### Your goal
Exactly and only the lines from the first entry through the line with "import * as" should be copied, both ends included, with no pictures.

### Material to process
============

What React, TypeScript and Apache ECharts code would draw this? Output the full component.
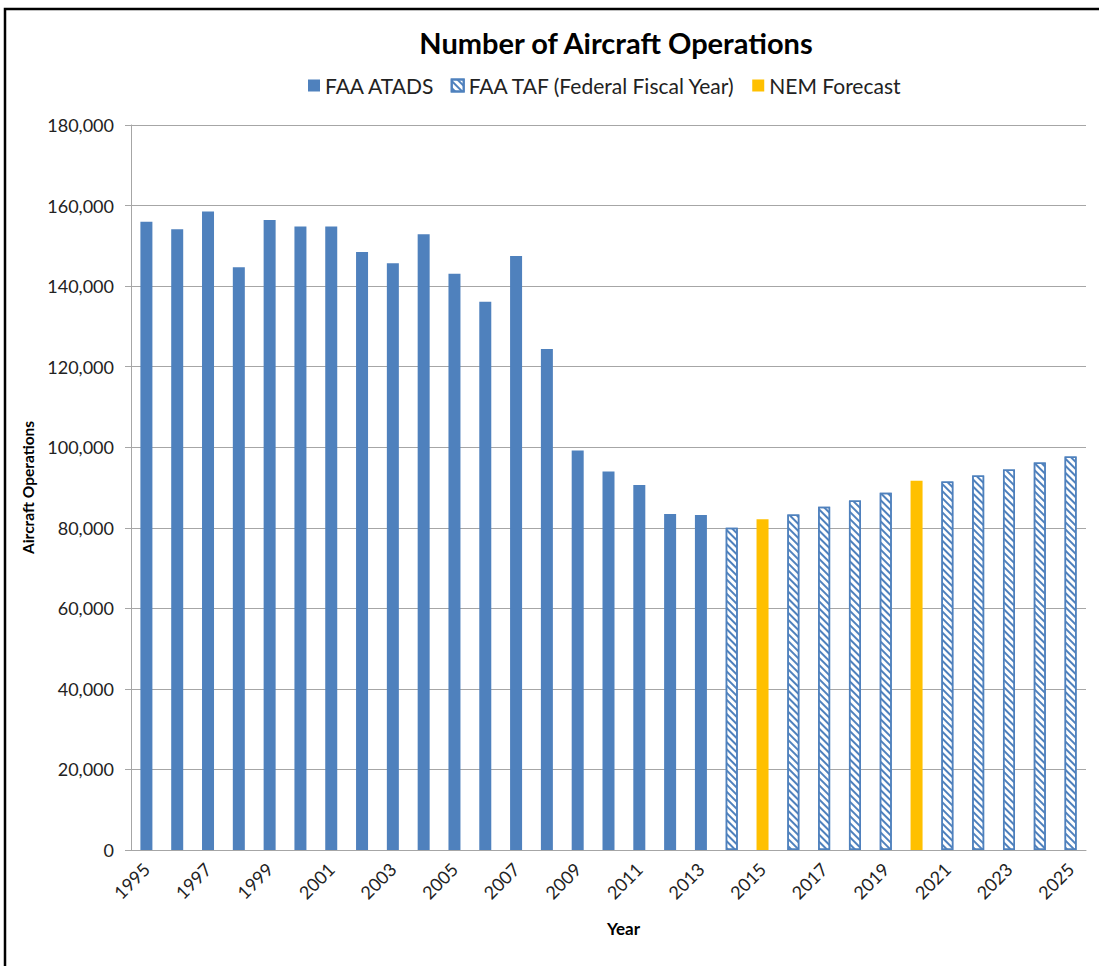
import React, { useEffect, useRef } from "react";
import * as echarts from "echarts";

const years: string[] = [
  "1995","1996","1997","1998","1999","2000","2001","2002","2003","2004",
  "2005","2006","2007","2008","2009","2010","2011","2012","2013","2014",
  "2015","2016","2017","2018","2019","2020","2021","2022","2023","2024","2025",
];

const faaAtads: (number | null)[] = [
  156000, 154100, 158500, 144700, 156400, 154800, 154800, 148500, 145700, 152900,
  143100, 136100, 147500, 124400, 99200, 94000, 90600, 83400, 83200, null,
  null, null, null, null, null, null, null, null, null, null, null,
];

const faaTaf: (number | null)[] = [
  null, null, null, null, null, null, null, null, null, null,
  null, null, null, null, null, null, null, null, null, 80000,
  null, 83300, 85200, 86800, 88700, null, 91500, 93000, 94500, 96200, 97700,
];

const nemForecast: (number | null)[] = [
  null, null, null, null, null, null, null, null, null, null,
  null, null, null, null, null, null, null, null, null, null,
  82100, null, null, null, null, 91700, null, null, null, null, null,
];

const yTicks = { min: 0, max: 180000, interval: 20000 };

const FONT = "Lato, 'Open Sans', sans-serif";
const BLUE = "#4f81bd";
const GOLD = "#ffc000";

export default function App() {
  const ref = useRef<HTMLDivElement>(null);
  useEffect(() => {
    if (!ref.current) return;
    const chart = echarts.init(ref.current, undefined, { renderer: "svg" });
    const hatch = {
      symbol: "rect",
      symbolSize: 1,
      dashArrayX: [1, 0],
      dashArrayY: [2, 2.6],
      rotation: Math.PI / 4,
      color: BLUE,
    };
    chart.setOption({
      animation: false,
      backgroundColor: "#ffffff",
      textStyle: { fontFamily: FONT },
      title: {
        text: "Number of Aircraft Operations",
        left: 611,
        textAlign: "center",
        top: 23,
        textStyle: { fontFamily: FONT, fontSize: 29, fontWeight: "bold", color: "#000" },
      },
      legend: {
        top: 75,
        left: 308,
        padding: 0,
        icon: "rect",
        itemWidth: 12,
        itemHeight: 12,
        itemGap: 16,
        textStyle: { fontFamily: FONT, fontSize: 21, color: "#222" },
        data: ["FAA ATADS", "FAA TAF (Federal Fiscal Year)", "NEM Forecast"],
      },
      graphic: [
        {
          type: "rect",
          shape: { x: 5, y: 9, width: 1200, height: 1200 },
          style: { fill: "none", stroke: "#000", lineWidth: 2.5 },
          silent: true,
        },
      ],
      grid: { left: 131, right: 13, top: 125, bottom: 116 },
      xAxis: {
        type: "category",
        data: years,
        name: "Year",
        nameLocation: "middle",
        nameGap: 70,
        nameTextStyle: {
          fontFamily: FONT,
          fontSize: 17,
          fontWeight: "bold",
          color: "#000",
          padding: [0, 0, 0, 30],
        },
        axisLine: { lineStyle: { color: "#a6a6a6" } },
        axisTick: { interval: 0, length: 6, lineStyle: { color: "#a6a6a6" } },
        axisLabel: {
          interval: 1,
          rotate: 45,
          fontSize: 18,
          color: "#222",
          margin: 16,
        },
      },
      yAxis: {
        type: "value",
        min: yTicks.min,
        max: yTicks.max,
        interval: yTicks.interval,
        name: "Aircraft Operations",
        nameLocation: "middle",
        nameGap: 93,
        nameTextStyle: { fontFamily: FONT, fontSize: 15.5, fontWeight: "bold", color: "#000" },
        axisLine: { show: true, lineStyle: { color: "#a6a6a6" } },
        axisTick: { show: true, length: 6, lineStyle: { color: "#a6a6a6" } },
        axisLabel: {
          fontSize: 18,
          color: "#222",
          margin: 17,
          formatter: (v: number) => v.toLocaleString("en-US"),
        },
        splitLine: { lineStyle: { color: "#a6a6a6" } },
      },
      series: [
        {
          name: "FAA ATADS",
          type: "bar",
          data: faaAtads,
          barWidth: 12,
          barGap: "-100%",
          itemStyle: { color: BLUE },
        },
        {
          name: "FAA TAF (Federal Fiscal Year)",
          type: "bar",
          data: faaTaf,
          barWidth: 12,
          barGap: "-100%",
          itemStyle: { color: "#ffffff", borderColor: BLUE, borderWidth: 1.5, decal: hatch },
        },
        {
          name: "NEM Forecast",
          type: "bar",
          data: nemForecast,
          barWidth: 12,
          barGap: "-100%",
          itemStyle: { color: GOLD },
        },
      ],
    });
    return () => chart.dispose();
  }, []);
  return (
    <div
      ref={ref}
      style={{ position: "fixed", left: 0, top: 0, width: 1099, height: 966 }}
    />
  );
}
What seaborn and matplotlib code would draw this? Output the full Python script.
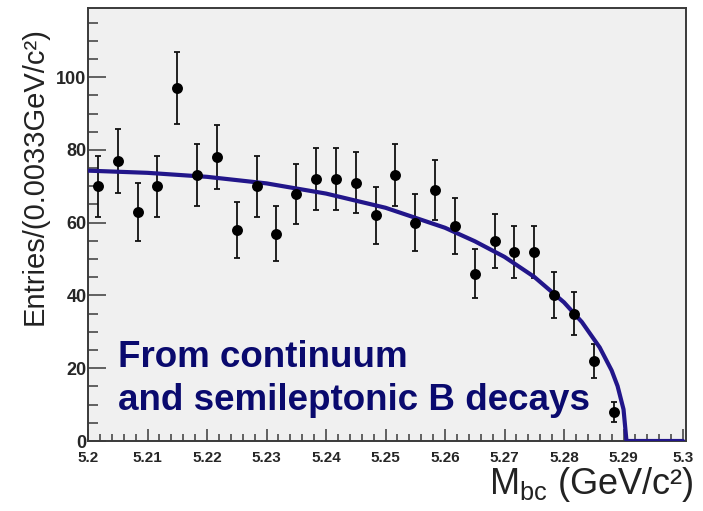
import numpy as np
import pandas as pd
import matplotlib
matplotlib.use("Agg")
import matplotlib.pyplot as plt
from matplotlib.ticker import MultipleLocator
import seaborn as sns

# ---- data ----
bin_centers = [5.20167, 5.20500, 5.20833, 5.21167, 5.21500, 5.21833, 5.22167,
               5.22500, 5.22833, 5.23167, 5.23500, 5.23833, 5.24167, 5.24500,
               5.24833, 5.25167, 5.25500, 5.25833, 5.26167, 5.26500, 5.26833,
               5.27167, 5.27500, 5.27833, 5.28167, 5.28500, 5.28833]
entries = [70, 77, 63, 70, 97, 73, 78, 58, 70, 57, 68, 72, 72, 71, 62, 73,
           60, 69, 59, 46, 55, 52, 52, 40, 35, 22, 8]

# fitted background curve
curve_x = [5.200, 5.210, 5.220, 5.230, 5.240, 5.250, 5.260, 5.265, 5.270,
           5.275, 5.280, 5.283, 5.286, 5.288, 5.289, 5.290, 5.2905, 5.300]
curve_y = [74.3, 73.7, 72.6, 70.8, 68.0, 64.1, 58.6, 54.9, 50.6,
           45.1, 38.1, 32.7, 25.7, 19.4, 15.1, 8.7, 0.0, 0.0]

x_ticks = [5.2, 5.21, 5.22, 5.23, 5.24, 5.25, 5.26, 5.27, 5.28, 5.29, 5.3]
x_tick_labels = ["5.2", "5.21", "5.22", "5.23", "5.24", "5.25", "5.26",
                 "5.27", "5.28", "5.29", "5.3"]
y_ticks = [0, 20, 40, 60, 80, 100]
annotation_lines = ["From continuum", "and semileptonic B decays"]

# ---- style ----
sns.set_style("ticks")
plt.rcParams["font.family"] = ["Liberation Sans", "DejaVu Sans"]
plt.rcParams["mathtext.fontset"] = "custom"
plt.rcParams["mathtext.rm"] = "Liberation Sans"

frame_col = "#3a3a3a"
curve_col = "#22168a"
text_col = "#0a0a6e"

fig = plt.figure(figsize=(7.03, 5.11), dpi=100)
fig.patch.set_facecolor("white")
ax = fig.add_axes([88 / 703, 70 / 511, 598 / 703, 433 / 511])
ax.set_facecolor("#f0f0f0")

pts = pd.DataFrame({"mbc": bin_centers, "n": entries})
pts["err"] = np.sqrt(pts["n"])
fit = pd.DataFrame({"mbc": curve_x, "f": curve_y})

ax.errorbar(pts["mbc"], pts["n"], yerr=pts["err"], fmt="none",
            ecolor="#111111", elinewidth=1.3, capsize=2.3, capthick=1.3,
            zorder=2)
sns.lineplot(data=fit, x="mbc", y="f", ax=ax, color=curve_col,
             linewidth=3.0, zorder=3, estimator=None, sort=False)
sns.scatterplot(data=pts, x="mbc", y="n", ax=ax, color="black", s=62,
                edgecolor="black", linewidth=0, zorder=4)

ax.set_xlim(5.2, 5.3005)
ax.set_ylim(0, 119)

ax.set_xticks(x_ticks)
ax.set_xticklabels(x_tick_labels)
ax.xaxis.set_minor_locator(MultipleLocator(0.002))
ax.set_yticks(y_ticks)
ax.yaxis.set_minor_locator(MultipleLocator(5))

ax.tick_params(axis="y", which="major", direction="in", length=13, width=1.1,
               color=frame_col, pad=1, labelsize=13)
ax.tick_params(axis="y", which="minor", direction="in", length=7, width=1.1,
               color=frame_col)
ax.tick_params(axis="x", which="major", direction="in", length=9, width=1.1,
               color=frame_col, pad=7, labelsize=11)
ax.tick_params(axis="x", which="minor", direction="in", length=5, width=1.1,
               color=frame_col)
for lab in ax.get_xticklabels() + ax.get_yticklabels():
    lab.set_fontweight("bold")

for sp in ax.spines.values():
    sp.set_visible(True)
    sp.set_color(frame_col)
    sp.set_linewidth(1.4)

ax.set_ylabel("Entries/(0.0033GeV/c²)", fontsize=21, color="#222222")
ax.yaxis.set_label_coords(-0.066, 0.612)
ax.set_xlabel(r"M$_{\mathregular{bc}}$ (GeV/c²)", fontsize=26,
              color="#222222", loc="right")
ax.xaxis.set_label_coords(1.012, -0.055)

ax.text(5.2050, 20.3, annotation_lines[0], fontsize=26.5, fontweight="bold",
        color=text_col, va="baseline", ha="left", zorder=5)
ax.text(5.2050, 8.5, annotation_lines[1], fontsize=26.5, fontweight="bold",
        color=text_col, va="baseline", ha="left", zorder=5)

fig.savefig("out.png", dpi=100)
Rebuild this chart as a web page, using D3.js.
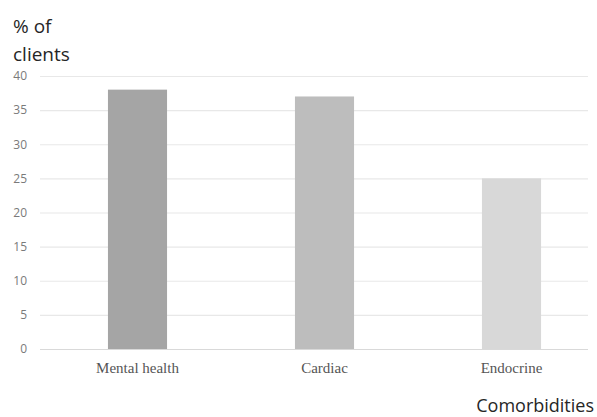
<!DOCTYPE html>
<html>
<head>
<meta charset="utf-8">
<script src="https://cdn.jsdelivr.net/npm/d3@7"></script>
<style>
html,body{margin:0;padding:0;background:#fff;}
svg{display:block;}
</style>
</head>
<body>
<svg id="chart" width="597" height="417"></svg>
<script>
const categories = ["Mental health", "Cardiac", "Endocrine"];
const values = [38, 37, 25];
const barColors = ["#a5a5a5", "#bdbdbd", "#d8d8d8"];
const yTicks = [0, 5, 10, 15, 20, 25, 30, 35, 40];
const yTitle = ["% of", "clients"];
const xTitle = "Comorbidities";

const svg = d3.select("#chart");
const y = d3.scaleLinear().domain([0, 40]).range([349, 76]);
const x = d3.scaleBand().domain(categories).range([44, 605]).paddingInner(0.684).paddingOuter(0.342);

// gridlines
const yAxis = d3.axisLeft(y).tickValues(yTicks).tickSize(-(588 - 40)).tickPadding(13);
const gy = svg.append("g").attr("transform", "translate(40,0)").call(yAxis);
gy.select(".domain").remove();
gy.selectAll(".tick line").attr("stroke", d => d === 0 ? "#d9d9d9" : "#e8e8e8").attr("stroke-width", 1.2);
gy.selectAll(".tick text").attr("fill", "#7a7a7a").attr("font-family", "Open Sans").attr("font-size", 12);

// bars
svg.append("g").selectAll("rect").data(values).join("rect")
  .attr("x", (d, i) => x(categories[i]))
  .attr("y", d => y(d))
  .attr("width", x.bandwidth())
  .attr("height", d => y(0) - y(d))
  .attr("fill", (d, i) => barColors[i]);

// x axis labels
const xAxis = d3.axisBottom(x).tickSize(0).tickPadding(13);
const gx = svg.append("g").attr("transform", "translate(0,349)").call(xAxis);
gx.select(".domain").remove();
gx.selectAll(".tick text").attr("fill", "#555").attr("font-family", "Liberation Serif").attr("font-size", 15);

// titles
svg.append("g").selectAll("text").data(yTitle).join("text")
  .attr("x", 13).attr("y", (d, i) => 33 + i * 28)
  .attr("font-family", "Open Sans").attr("font-size", 19).attr("fill", "#262626")
  .text(d => d);

svg.append("text").attr("x", 594).attr("y", 412).attr("text-anchor", "end")
  .attr("font-family", "Open Sans").attr("font-size", 18).attr("fill", "#262626")
  .text(xTitle);
</script>
</body>
</html>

============

### Response to this exercise
What React, TypeScript and Apache ECharts code would draw this? Output the full component.
import React, { useEffect, useRef } from "react";
import * as echarts from "echarts";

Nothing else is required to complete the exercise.